Home to one of the largest marine conservation areas in the world, Hawaii’s Papahānaumokuākea encompasses 582,578 square miles of the Pacific Ocean. The protected area provides a habitat for 7,000 diverse species, including 14 million seabirds, the endangered green turtle and Hawaiian monk seal.
Papahānaumokuākea Marine National Monument is bursting with incredible sea life and marine organisms and is the only mixed UNESCO World Heritage Site in the USA. It’s also home to the world’s biggest volcano, and has the highest level of endemism (species that can’t be found anywhere else in the world) of any known marine ecosystem on earth—according to Papahanaumokuakea.gov. Over 25% of Hawaii’s marine life is native to the state and, Hawaii’s coast is home to more than 500 species of oxygen-producing, marine algae.
Located near Koko Head, Honolulu—Hanauma Bay is another protected area and was Hawaii’s first Marine Life Conservation District (MLCD), designed to conserve and replenish marine resources. So far, there are three MLCD’s in Oahu, five in Hawaii and, three in Maui.
Hawaii’s complex coral reef ecosystem provides abundant habitat for marine life, as well as valuable food resources and protection from predators. These delicate reefs do incredible things, like filtering water and protecting against storms—but they’re extremely sensitive to external factors such as pollution and siltation. A concerning and growing issue among coral reefs is coral bleaching, which happens when temperatures exceed their normal range over a short time frame, and the coral succumbs to starvation or disease.
Microscopic algae/plankton also play an important role underwater, as coral and algae work in synthesis to support the marine ecosystem—with the algae producing over 90% of the nutrients that corals need to grow (as written by Alex Rogers in The Deep).
When temperatures remain too high for a prolonged period, the algae go into photosynthetic overdrive, producing coral-harming chemicals which damage protein, DNA and, other molecules in the coral tissues. This causes coral bleaching to happen on a mass scale, with huge areas of coral affected at once. Live coral can deplete at rates of up to 90% in some areas affected by mass bleaching events.

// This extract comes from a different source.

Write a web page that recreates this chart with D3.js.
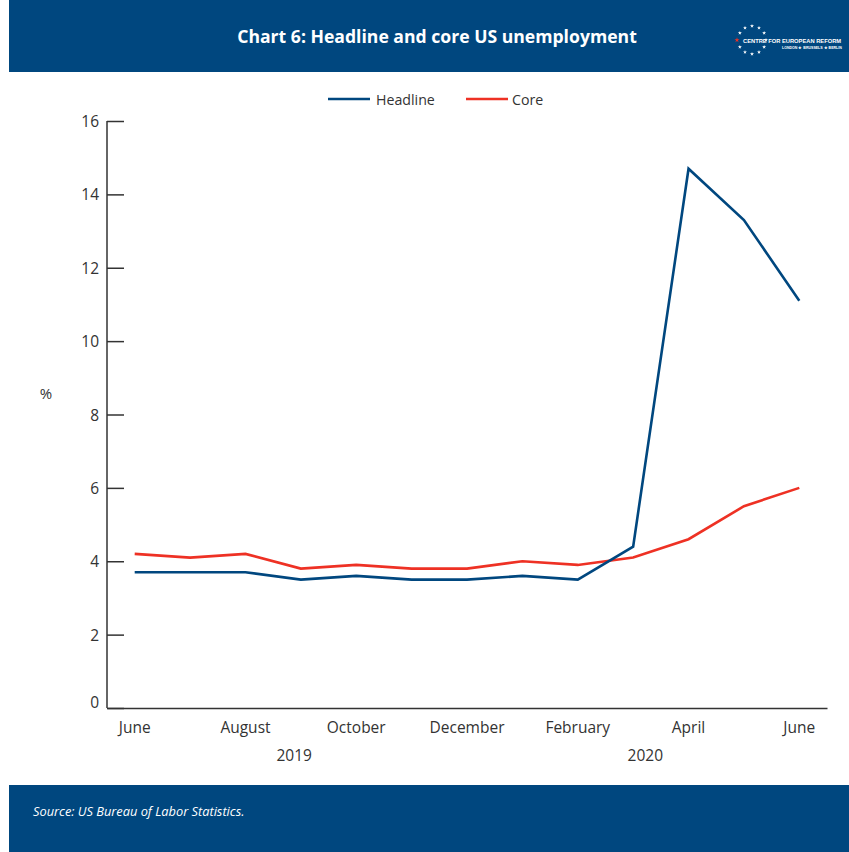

A key Hawaiian value is Malama i ke kai – which means to "care for or protect the ocean", a phrase embedded in the islands’ culture. Residents and businesses occupying the state are highly conscious of protecting these unique ecosystems and preserving Hawaii’s sea life. So much so, that Hawaii is blazing the trail in ocean conservation. The state is also preparing to ban sunscreens that contain oxybenzone and octinoxate in 2021.
Many marine tourism businesses have opted into the Dolphin Smart Partnership, committing to supporting dolphin conversation. If you’re a visiting tourist, look out for businesses with the Dolphin Smart flag displayed when you choose to book a dolphin tour.
Elsewhere in Hawaii, the University of Hawaii Institute of Marine Biology is an independent research unit for all aspects of tropical marine biology. They work to develop new technologies that nurture and protect Hawaii’s marine and coastal biodiversity.
Hawaii Marine Animal Response is a non-profit organisation which focuses on species conservation, education, field support and rescue. They focus their efforts on marine species most likely to be affected by human-related threats.
Project Aware’s mission is to connect the passion for ocean adventure with the purpose of marine conservation. The organisation pioneers regular campaigns to address the threats facing the ocean and support the UN Sustainable Development Goals and 2030 Agenda for Sustainable Development. One of their key focus areas is preventing waste from entering the ocean and reducing the impacts of marine debris.
Last but not least, a small team of passionate volunteers at Sustainable Coastlines Hawaii have made it their mission to inspire local communities to care for Hawaii’s coastlines through beach clean-ups and public awareness campaigns.